[start]

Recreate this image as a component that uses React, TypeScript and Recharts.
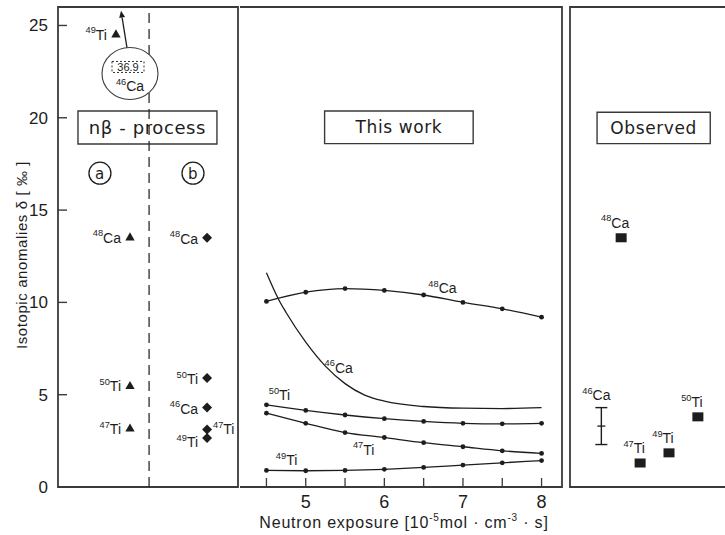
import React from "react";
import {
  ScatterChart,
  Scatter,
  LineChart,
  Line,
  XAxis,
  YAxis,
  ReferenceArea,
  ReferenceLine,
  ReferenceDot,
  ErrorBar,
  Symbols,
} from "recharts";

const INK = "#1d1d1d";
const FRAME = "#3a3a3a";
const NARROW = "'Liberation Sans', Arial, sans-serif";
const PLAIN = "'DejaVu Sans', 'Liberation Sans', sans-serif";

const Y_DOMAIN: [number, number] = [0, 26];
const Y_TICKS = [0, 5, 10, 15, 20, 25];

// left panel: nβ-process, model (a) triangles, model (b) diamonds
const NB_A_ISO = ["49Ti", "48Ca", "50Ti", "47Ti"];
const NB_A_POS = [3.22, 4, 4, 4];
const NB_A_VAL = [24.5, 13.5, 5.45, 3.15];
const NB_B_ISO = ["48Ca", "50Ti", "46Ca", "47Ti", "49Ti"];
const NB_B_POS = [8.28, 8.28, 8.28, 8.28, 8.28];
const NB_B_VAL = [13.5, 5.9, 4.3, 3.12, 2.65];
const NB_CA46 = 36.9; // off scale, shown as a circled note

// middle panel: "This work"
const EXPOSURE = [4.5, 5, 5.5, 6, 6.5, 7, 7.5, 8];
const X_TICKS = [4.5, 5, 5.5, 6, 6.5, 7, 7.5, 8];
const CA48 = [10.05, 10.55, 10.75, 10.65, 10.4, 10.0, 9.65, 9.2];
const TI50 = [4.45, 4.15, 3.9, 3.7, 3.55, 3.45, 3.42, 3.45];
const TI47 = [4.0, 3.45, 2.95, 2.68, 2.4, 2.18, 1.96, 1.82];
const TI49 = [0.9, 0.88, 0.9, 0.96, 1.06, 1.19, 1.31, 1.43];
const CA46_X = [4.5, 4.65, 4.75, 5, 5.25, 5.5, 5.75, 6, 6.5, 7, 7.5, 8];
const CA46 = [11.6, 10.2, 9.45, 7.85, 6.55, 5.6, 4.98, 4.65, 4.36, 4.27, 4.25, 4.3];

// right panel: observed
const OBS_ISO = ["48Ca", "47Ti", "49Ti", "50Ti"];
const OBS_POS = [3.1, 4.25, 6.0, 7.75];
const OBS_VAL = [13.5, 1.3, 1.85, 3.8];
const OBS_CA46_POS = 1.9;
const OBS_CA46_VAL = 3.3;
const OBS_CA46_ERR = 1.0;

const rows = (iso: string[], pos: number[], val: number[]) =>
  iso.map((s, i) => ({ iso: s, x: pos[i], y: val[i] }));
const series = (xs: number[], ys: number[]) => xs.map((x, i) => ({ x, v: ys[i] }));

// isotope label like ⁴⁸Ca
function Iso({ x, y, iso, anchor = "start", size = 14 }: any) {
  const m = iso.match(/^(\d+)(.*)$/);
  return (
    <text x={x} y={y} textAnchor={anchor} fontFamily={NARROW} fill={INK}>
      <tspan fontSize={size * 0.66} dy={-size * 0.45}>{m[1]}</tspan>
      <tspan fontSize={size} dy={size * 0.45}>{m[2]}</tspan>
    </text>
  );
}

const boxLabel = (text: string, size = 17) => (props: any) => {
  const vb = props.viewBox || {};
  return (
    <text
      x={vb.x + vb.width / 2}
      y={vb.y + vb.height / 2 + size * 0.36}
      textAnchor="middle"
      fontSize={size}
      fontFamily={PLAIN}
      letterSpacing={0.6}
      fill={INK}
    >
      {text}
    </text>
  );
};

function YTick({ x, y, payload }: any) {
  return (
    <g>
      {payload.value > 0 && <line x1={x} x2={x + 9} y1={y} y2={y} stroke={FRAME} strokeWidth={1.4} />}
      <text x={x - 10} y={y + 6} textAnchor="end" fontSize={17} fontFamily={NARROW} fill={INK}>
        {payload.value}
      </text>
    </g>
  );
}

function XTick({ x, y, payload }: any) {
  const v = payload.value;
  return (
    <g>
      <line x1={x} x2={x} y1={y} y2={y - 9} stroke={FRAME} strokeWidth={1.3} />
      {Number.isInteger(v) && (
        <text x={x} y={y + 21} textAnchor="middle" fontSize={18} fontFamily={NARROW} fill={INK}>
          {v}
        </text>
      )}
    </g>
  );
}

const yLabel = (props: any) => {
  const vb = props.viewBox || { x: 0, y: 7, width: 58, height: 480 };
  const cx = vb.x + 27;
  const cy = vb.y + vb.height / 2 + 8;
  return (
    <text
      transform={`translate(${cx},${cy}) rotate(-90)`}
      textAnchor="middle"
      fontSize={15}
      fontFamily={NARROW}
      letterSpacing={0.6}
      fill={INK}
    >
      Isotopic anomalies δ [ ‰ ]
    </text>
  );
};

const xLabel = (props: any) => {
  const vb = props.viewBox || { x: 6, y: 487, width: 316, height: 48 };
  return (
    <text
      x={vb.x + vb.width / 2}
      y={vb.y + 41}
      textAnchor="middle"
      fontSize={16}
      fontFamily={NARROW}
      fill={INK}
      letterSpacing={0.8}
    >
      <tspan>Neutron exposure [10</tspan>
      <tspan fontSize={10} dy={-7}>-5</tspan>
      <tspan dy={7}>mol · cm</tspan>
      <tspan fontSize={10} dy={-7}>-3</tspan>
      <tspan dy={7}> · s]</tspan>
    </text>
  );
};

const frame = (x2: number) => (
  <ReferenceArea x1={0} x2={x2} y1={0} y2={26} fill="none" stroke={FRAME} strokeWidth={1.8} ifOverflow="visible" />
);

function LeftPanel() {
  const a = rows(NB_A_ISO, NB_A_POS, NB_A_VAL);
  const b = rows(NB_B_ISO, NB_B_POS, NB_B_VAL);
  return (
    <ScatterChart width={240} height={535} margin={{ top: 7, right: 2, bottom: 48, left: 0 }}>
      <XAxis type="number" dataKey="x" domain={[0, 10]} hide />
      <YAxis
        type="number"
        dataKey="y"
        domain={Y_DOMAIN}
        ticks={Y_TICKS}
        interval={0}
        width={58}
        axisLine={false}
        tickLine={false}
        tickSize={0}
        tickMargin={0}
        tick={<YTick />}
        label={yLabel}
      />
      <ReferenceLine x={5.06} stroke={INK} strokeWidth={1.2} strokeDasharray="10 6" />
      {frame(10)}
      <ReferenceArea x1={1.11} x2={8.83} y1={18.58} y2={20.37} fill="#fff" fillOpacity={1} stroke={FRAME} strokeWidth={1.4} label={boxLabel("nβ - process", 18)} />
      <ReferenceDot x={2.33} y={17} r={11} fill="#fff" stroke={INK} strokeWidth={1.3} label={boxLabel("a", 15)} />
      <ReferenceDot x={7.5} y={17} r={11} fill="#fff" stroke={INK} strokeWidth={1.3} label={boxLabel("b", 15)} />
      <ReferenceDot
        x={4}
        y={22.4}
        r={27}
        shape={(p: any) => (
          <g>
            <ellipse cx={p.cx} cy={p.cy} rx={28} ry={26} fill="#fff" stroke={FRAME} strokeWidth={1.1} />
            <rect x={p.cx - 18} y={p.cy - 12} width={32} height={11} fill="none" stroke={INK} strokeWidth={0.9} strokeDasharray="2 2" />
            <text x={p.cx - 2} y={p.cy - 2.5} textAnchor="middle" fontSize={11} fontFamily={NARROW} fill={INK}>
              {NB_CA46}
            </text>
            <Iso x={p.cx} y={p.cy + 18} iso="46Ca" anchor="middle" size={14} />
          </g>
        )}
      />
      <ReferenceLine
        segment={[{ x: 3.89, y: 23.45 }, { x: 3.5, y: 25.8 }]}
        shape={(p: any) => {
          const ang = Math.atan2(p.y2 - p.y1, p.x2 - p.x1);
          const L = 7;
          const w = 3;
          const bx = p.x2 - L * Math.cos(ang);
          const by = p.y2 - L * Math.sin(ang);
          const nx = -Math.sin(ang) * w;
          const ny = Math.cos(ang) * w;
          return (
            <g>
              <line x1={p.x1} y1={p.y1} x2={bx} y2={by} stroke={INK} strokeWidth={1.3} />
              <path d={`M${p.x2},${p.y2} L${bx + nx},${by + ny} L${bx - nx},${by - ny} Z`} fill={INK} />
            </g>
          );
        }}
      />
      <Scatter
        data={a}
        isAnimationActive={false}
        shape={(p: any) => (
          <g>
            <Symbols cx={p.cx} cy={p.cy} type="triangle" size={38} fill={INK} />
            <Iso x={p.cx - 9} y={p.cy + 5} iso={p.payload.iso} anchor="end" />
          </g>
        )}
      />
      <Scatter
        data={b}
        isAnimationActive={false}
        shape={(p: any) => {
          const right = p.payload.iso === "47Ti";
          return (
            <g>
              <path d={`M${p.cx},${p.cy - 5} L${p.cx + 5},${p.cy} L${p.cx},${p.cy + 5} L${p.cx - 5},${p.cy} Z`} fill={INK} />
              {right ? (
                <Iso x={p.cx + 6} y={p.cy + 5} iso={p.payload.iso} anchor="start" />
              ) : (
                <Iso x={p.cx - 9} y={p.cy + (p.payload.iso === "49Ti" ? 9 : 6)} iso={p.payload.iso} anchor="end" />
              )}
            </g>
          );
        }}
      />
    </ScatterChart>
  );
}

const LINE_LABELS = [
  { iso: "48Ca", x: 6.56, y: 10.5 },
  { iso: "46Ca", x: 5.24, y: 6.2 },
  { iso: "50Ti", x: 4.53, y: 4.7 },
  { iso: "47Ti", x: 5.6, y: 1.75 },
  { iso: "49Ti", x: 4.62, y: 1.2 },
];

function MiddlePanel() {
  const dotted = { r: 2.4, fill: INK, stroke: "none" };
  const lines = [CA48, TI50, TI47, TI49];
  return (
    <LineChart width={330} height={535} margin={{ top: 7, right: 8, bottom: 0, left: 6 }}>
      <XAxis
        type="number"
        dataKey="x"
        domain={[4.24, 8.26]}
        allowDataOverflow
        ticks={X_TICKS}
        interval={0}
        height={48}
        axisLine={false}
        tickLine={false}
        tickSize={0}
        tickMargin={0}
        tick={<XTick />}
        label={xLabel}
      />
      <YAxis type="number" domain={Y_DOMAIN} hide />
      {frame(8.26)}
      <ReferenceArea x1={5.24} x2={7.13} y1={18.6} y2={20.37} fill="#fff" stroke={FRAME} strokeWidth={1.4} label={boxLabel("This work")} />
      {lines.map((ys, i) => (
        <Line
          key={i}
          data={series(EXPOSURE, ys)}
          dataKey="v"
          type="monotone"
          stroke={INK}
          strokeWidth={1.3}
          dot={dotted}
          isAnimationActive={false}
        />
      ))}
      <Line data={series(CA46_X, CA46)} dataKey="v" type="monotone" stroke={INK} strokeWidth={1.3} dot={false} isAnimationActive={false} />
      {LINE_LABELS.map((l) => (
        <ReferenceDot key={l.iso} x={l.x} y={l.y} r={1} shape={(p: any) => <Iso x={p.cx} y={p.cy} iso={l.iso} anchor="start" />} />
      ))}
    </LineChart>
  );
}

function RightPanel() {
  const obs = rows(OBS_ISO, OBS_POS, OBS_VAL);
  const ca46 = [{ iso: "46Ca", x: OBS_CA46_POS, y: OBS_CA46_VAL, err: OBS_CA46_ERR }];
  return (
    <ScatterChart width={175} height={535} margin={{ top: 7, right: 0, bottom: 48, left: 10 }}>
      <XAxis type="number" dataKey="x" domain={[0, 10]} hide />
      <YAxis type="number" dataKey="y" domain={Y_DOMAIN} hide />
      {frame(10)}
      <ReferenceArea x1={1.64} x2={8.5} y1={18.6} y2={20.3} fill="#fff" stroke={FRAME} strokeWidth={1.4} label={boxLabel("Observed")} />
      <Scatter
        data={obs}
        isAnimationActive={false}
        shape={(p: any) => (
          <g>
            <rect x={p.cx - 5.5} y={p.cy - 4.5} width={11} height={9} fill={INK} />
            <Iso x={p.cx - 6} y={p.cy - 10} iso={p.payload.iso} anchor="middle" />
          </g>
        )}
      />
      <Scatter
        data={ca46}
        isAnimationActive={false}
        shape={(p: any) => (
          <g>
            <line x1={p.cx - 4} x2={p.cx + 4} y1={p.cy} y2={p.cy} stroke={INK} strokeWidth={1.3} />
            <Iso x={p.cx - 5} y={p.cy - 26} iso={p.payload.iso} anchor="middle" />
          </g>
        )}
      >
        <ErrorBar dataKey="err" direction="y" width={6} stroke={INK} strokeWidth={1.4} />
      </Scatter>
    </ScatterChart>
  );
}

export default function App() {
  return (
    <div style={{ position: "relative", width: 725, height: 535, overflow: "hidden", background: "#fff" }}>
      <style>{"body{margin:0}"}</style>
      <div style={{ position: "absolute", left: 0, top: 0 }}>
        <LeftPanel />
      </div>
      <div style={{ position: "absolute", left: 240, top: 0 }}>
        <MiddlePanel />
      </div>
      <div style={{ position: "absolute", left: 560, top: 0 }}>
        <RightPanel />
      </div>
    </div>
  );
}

[end]

## What is needed
Only lines belong in the copy: transcribe those from the start of the data through the line that contains "const OBS_CA46_ERR = 1.0;", and skip the pictures.

## The reply
Recreate this image as a component that uses React, TypeScript and Recharts.
import React from "react";
import {
  ScatterChart,
  Scatter,
  LineChart,
  Line,
  XAxis,
  YAxis,
  ReferenceArea,
  ReferenceLine,
  ReferenceDot,
  ErrorBar,
  Symbols,
} from "recharts";

const INK = "#1d1d1d";
const FRAME = "#3a3a3a";
const NARROW = "'Liberation Sans', Arial, sans-serif";
const PLAIN = "'DejaVu Sans', 'Liberation Sans', sans-serif";

const Y_DOMAIN: [number, number] = [0, 26];
const Y_TICKS = [0, 5, 10, 15, 20, 25];

// left panel: nβ-process, model (a) triangles, model (b) diamonds
const NB_A_ISO = ["49Ti", "48Ca", "50Ti", "47Ti"];
const NB_A_POS = [3.22, 4, 4, 4];
const NB_A_VAL = [24.5, 13.5, 5.45, 3.15];
const NB_B_ISO = ["48Ca", "50Ti", "46Ca", "47Ti", "49Ti"];
const NB_B_POS = [8.28, 8.28, 8.28, 8.28, 8.28];
const NB_B_VAL = [13.5, 5.9, 4.3, 3.12, 2.65];
const NB_CA46 = 36.9; // off scale, shown as a circled note

// middle panel: "This work"
const EXPOSURE = [4.5, 5, 5.5, 6, 6.5, 7, 7.5, 8];
const X_TICKS = [4.5, 5, 5.5, 6, 6.5, 7, 7.5, 8];
const CA48 = [10.05, 10.55, 10.75, 10.65, 10.4, 10.0, 9.65, 9.2];
const TI50 = [4.45, 4.15, 3.9, 3.7, 3.55, 3.45, 3.42, 3.45];
const TI47 = [4.0, 3.45, 2.95, 2.68, 2.4, 2.18, 1.96, 1.82];
const TI49 = [0.9, 0.88, 0.9, 0.96, 1.06, 1.19, 1.31, 1.43];
const CA46_X = [4.5, 4.65, 4.75, 5, 5.25, 5.5, 5.75, 6, 6.5, 7, 7.5, 8];
const CA46 = [11.6, 10.2, 9.45, 7.85, 6.55, 5.6, 4.98, 4.65, 4.36, 4.27, 4.25, 4.3];

// right panel: observed
const OBS_ISO = ["48Ca", "47Ti", "49Ti", "50Ti"];
const OBS_POS = [3.1, 4.25, 6.0, 7.75];
const OBS_VAL = [13.5, 1.3, 1.85, 3.8];
const OBS_CA46_POS = 1.9;
const OBS_CA46_VAL = 3.3;
const OBS_CA46_ERR = 1.0;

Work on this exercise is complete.